[Math] Solving non-linear optimization using generalized reduced gradient (GRG) method

nonlinear optimizationoptimization

Consider the following elementary maximization problem:
\begin{align}
f{=}\mathrm{argmax}_{y_{l,c}, p_{l,c}}~\sum_{l=1}^{L}\sum_{c=1}^{C} y_{l,c}\text{log}_2\left(1+\frac{p_{l,c}}{I_{l,c}}\right)
\end{align}
s.t.,
\begin{align}
\sum_{l=1}^{L}y_{l,c}\leq 1
\end{align}

\begin{align}
\sum_{c=1}^{C}p_{l,c}\leq P_{max} \qquad \forall l
\end{align}

\begin{align}
\sum_{l=1}^{L}\sum_{c=1}^{C} \text{log}_2\left(1+\frac{I_{l,c}}{p_{l,c}}\right) \geq R_c
\end{align}

where, $l=1,2, \ldots L$, and $c=1, 2, \ldots C$

My questions are as follows:

  1. Can I solve this problem as non-linear optimization?

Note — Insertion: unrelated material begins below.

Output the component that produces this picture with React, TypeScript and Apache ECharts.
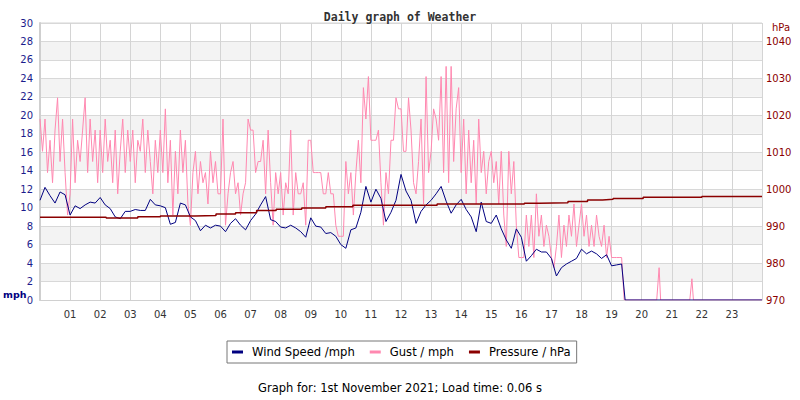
import { useEffect, useRef } from "react";
import * as echarts from "echarts";

// Tick labels for the hour axis
const hourLabels = ["01","02","03","04","05","06","07","08","09","10","11","12","13","14","15","16","17","18","19","20","21","22","23"];

// Wind speed (mph), one reading every 10 minutes from 00:00 to 19:20
const windMph = [
  10.8, 12.2, 11.3, 10.5, 11.7, 11.4,
  9.2, 10.2, 9.9, 10.3, 10.6, 10.5,
  11.1, 10.3, 9.9, 9.0, 8.8, 9.6,
  9.6, 9.8, 9.7, 9.7, 10.9, 10.3,
  10.2, 10.0, 8.2, 8.4, 10.5, 10.3,
  9.0, 8.6, 7.5, 8.1, 7.8, 8.1,
  8.0, 7.4, 8.3, 8.8, 8.1, 7.6,
  8.6, 9.3, 10.3, 11.2, 8.7, 8.5,
  7.9, 7.8, 8.1, 7.8, 7.4, 6.8,
  8.9, 8.0, 7.9, 7.2, 7.3, 6.9,
  6.0, 5.6, 7.6, 7.8, 9.5, 12.3,
  10.6, 12.0, 11.0, 8.5, 9.5, 10.8,
  13.6, 11.8, 10.8, 8.3, 9.6, 10.3,
  10.8, 11.5, 12.3, 10.7, 9.4, 10.3,
  10.9, 9.8, 9.0, 7.4, 10.6, 8.5,
  8.3, 9.2, 7.7, 6.5, 5.6, 7.7,
  6.8, 4.2, 4.8, 5.5, 5.2, 5.2,
  4.5, 2.6, 3.5, 3.9, 4.2, 4.5,
  5.5, 5.0, 5.3, 5.0, 4.5, 4.9,
  3.7, 3.8, 3.9,
];
// Wind after the sensor dropped out: [hour, mph]
const windTail: [number, number][] = [[19.45, 0], [24, 0]];

// Gust (mph), one reading every 5 minutes from 00:00 to 19:20
const gustMph = [
  19.6, 16.1, 19.6, 13.8, 17.3, 12.7, 18.4, 21.9, 15.0, 19.6, 13.8, 9.2,
  11.5, 19.6, 12.7, 17.3, 15.0, 18.4, 21.9, 13.8, 19.6, 15.0, 18.4, 12.7,
  18.4, 13.8, 19.6, 15.0, 17.3, 12.7, 18.4, 11.5, 16.1, 19.6, 13.8, 18.4,
  15.0, 18.4, 12.7, 17.3, 16.1, 19.6, 13.8, 18.4, 15.0, 11.5, 17.3, 13.8,
  18.4, 13.8, 20.7, 12.7, 17.3, 9.2, 16.1, 11.5, 18.4, 13.8, 17.3, 10.4,
  8.1, 13.8, 16.1, 11.5, 15.0, 12.7, 13.8, 10.4, 16.1, 12.7, 15.0, 11.5,
  11.5, 19.6, 8.1, 11.5, 13.8, 15.0, 11.5, 12.7, 9.2, 11.5, 12.7, 19.6,
  18.4, 18.4, 13.8, 15.0, 15.0, 17.3, 11.5, 18.4, 12.7, 8.1, 13.8, 11.5,
  13.8, 9.2, 12.7, 11.5, 18.4, 9.2, 13.8, 11.5, 11.5, 12.7, 8.1, 17.3,
  17.3, 13.8, 13.8, 13.8, 13.8, 11.5, 11.5, 13.8, 11.5, 11.5, 8.1, 6.9,
  6.9, 6.9, 15.0, 11.5, 13.8, 9.2, 13.8, 17.3, 12.7, 23.0, 19.6, 24.2,
  17.3, 17.3, 17.3, 18.4, 12.7, 8.1, 13.8, 11.5, 17.3, 17.3, 21.9, 20.7,
  20.7, 16.1, 16.1, 21.9, 18.4, 12.7, 11.5, 15.0, 19.6, 10.4, 24.2, 13.8,
  16.1, 20.7, 19.6, 17.3, 24.2, 13.8, 25.3, 12.7, 25.3, 15.0, 20.7, 23.0,
  13.8, 19.6, 11.5, 18.4, 12.7, 17.3, 10.4, 19.6, 13.8, 16.1, 11.5, 15.0,
  16.1, 12.7, 15.0, 10.4, 16.1, 9.2, 5.8, 16.1, 11.5, 15.0, 8.1, 4.6,
  4.6, 4.6, 9.2, 5.8, 9.2, 4.6, 11.5, 6.9, 9.2, 5.8, 8.1, 6.9,
  4.6, 3.5, 5.8, 9.2, 4.6, 8.1, 5.8, 9.2, 6.9, 10.4, 5.8, 8.1,
  10.4, 6.9, 9.2, 5.8, 8.1, 5.8, 9.2, 6.9, 5.8, 8.1, 4.6, 6.9,
  4.6, 4.6, 4.6, 4.6, 4.6,
];
// Gust after the sensor dropped out: [hour, mph]
const gustTail: [number, number][] = [
  [19.42, 0], [20.5, 0], [20.58, 3.5], [20.63, 0], [21.6, 0], [21.67, 2.3], [21.72, 0], [24, 0],
];

// Pressure (hPa) change points: [hour, hPa]
const pressureHpa: [number, number][] = [
  [0, 992.4], [2.2, 992.2], [3.25, 992.55], [4.0, 992.75], [5.15, 992.9], [5.85, 993.3],
  [6.5, 993.6], [7.2, 994.2], [7.85, 994.55], [8.7, 994.9], [9.5, 995.25], [10.4, 995.65],
  [13.2, 996.0], [16.1, 996.2], [16.6, 996.35], [17.55, 996.7], [18.2, 997.1], [18.7, 997.25],
  [19.05, 997.45], [20.05, 997.8], [22.0, 998.0], [24, 998.0],
];

const FONT = "DejaVu Sans";

export default function App() {
  const ref = useRef<HTMLDivElement>(null);
  useEffect(() => {
    if (!ref.current) return;
    const chart = echarts.init(ref.current, undefined, { renderer: "svg" });
    const windData = windMph.map((v, i) => [i / 6, v]).concat(windTail);
    const gustData = gustMph.map((v, i) => [i / 12, v]).concat(gustTail);
    chart.setOption({
      animation: false,
      backgroundColor: "#ffffff",
      title: {
        text: "Daily graph of Weather",
        left: "center",
        top: 6,
        textStyle: { fontFamily: "DejaVu Sans Mono", fontWeight: "bold", fontSize: 11.5, color: "#333" },
      },
      grid: {
        left: 40, right: 38, top: 23, bottom: 100,
        show: true, borderColor: "#d4d4d4", borderWidth: 1,
      },
      legend: {
        data: ["Wind Speed /mph", "Gust / mph", "Pressure / hPa"],
        left: 227, top: 341,
        padding: [5, 6, 5, 5],
        itemGap: 15, itemWidth: 11, itemHeight: 3,
        icon: "rect",
        borderColor: "#777", borderWidth: 1,
        textStyle: { fontFamily: FONT, fontSize: 11.6, color: "#000", padding: [0, 0, 0, 4] },
      },
      xAxis: {
        type: "value", min: 0, max: 24, interval: 1,
        axisLine: { show: true, lineStyle: { color: "#d0d0d0" } },
        axisTick: { show: false },
        axisLabel: {
          margin: 9, color: "#333", fontFamily: FONT, fontSize: 10,
          formatter: (v: number) => (v >= 1 && v <= 23 ? hourLabels[v - 1] : ""),
        },
        splitLine: { show: true, lineStyle: { color: "#d4d4d4" } },
      },
      yAxis: [
        {
          type: "value", min: 0, max: 30, interval: 2, position: "left",
          axisLine: { show: true, lineStyle: { color: "#cfcfcf", width: 2 } },
          axisTick: { show: false },
          axisLabel: { margin: 7, color: "#1c1c8c", fontFamily: FONT, fontSize: 10 },
          splitLine: { show: true, lineStyle: { color: "#d8d8d8" } },
          splitArea: { show: true, areaStyle: { color: ["#ffffff", "#f3f3f3"] } },
        },
        {
          type: "value", min: 970, max: 1045, interval: 10, position: "right",
          axisLine: { show: false }, axisTick: { show: false },
          axisLabel: {
            margin: 4, color: "#8b0000", fontFamily: FONT, fontSize: 10, showMaxLabel: false,
            formatter: (v: number) => String(v),
          },
          splitLine: { show: false },
        },
      ],
      graphic: [
        { type: "text", left: 3, top: 289, style: { text: "mph", fontFamily: FONT, fontWeight: "bold", fontSize: 9.5, fill: "#000080" } },
        { type: "text", left: 772, top: 22, style: { text: "hPa", fontFamily: FONT, fontSize: 10, fill: "#8b0000" } },
        { type: "text", left: "center", top: 382, style: { text: "Graph for: 1st November 2021; Load time: 0.06 s", fontFamily: FONT, fontSize: 11.5, fill: "#000" } },
      ],
      series: [
        {
          name: "Gust / mph", type: "line", yAxisIndex: 0, data: gustData, showSymbol: false,
          lineStyle: { color: "#ff88b0", width: 1 }, itemStyle: { color: "#ff88b0" },
        },
        {
          name: "Wind Speed /mph", type: "line", yAxisIndex: 0, data: windData, showSymbol: false,
          lineStyle: { color: "#000080", width: 1 }, itemStyle: { color: "#000080" },
        },
        {
          name: "Pressure / hPa", type: "line", yAxisIndex: 1, data: pressureHpa, showSymbol: false, step: "end",
          lineStyle: { color: "#8b0000", width: 1.5 }, itemStyle: { color: "#8b0000" },
        },
      ],
    });
    return () => chart.dispose();
  }, []);
  return <div ref={ref} style={{ position: "fixed", left: 0, top: 0, width: 800, height: 400 }} />;
}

  2. I want to use generalized reduced gradient (GRG) method. Is it the correct approach? Can I transform this problem to minimization objective function?

  3. Can any other optimization method be followed? Some suggestion.

Best Answer

To your first question: It seems there are some implicit restrictions that should be made explicit. Are there nonnegativity constraints on the variables $y_{l,c}$? In order to guarantee a solution, you must have positive lower bounds on $p_{l,c}$, as otherwise the logarithm blows up. (Constraints of the form $p_{l,c} > 0$ are frowned upon in optimization; $p_{l,c} \ge \epsilon$ is usually preferred.)

Assuming reasonable assumptions as outlined above ($I_{l,c} > 0$), your problem is a convex optimization problem. (The objective function is concave, but the corresponding minimization problem $\min (-f)$ --- see your second question --- is convex.)

I am not sure why you want to use a particular algorithm. GRG is probably not too bad, but there are other algorithms out there. Are you planning to implement this yourself? (That would be an entirely different question.) The best approach is likely to depend on $L$ and $C$. For a start I would recommend either just a simplistic approach like the built-in Excel solver or perhaps the Frontline solver or OpenSolver add-ins for Excel, or an open-source package such as Ipopt.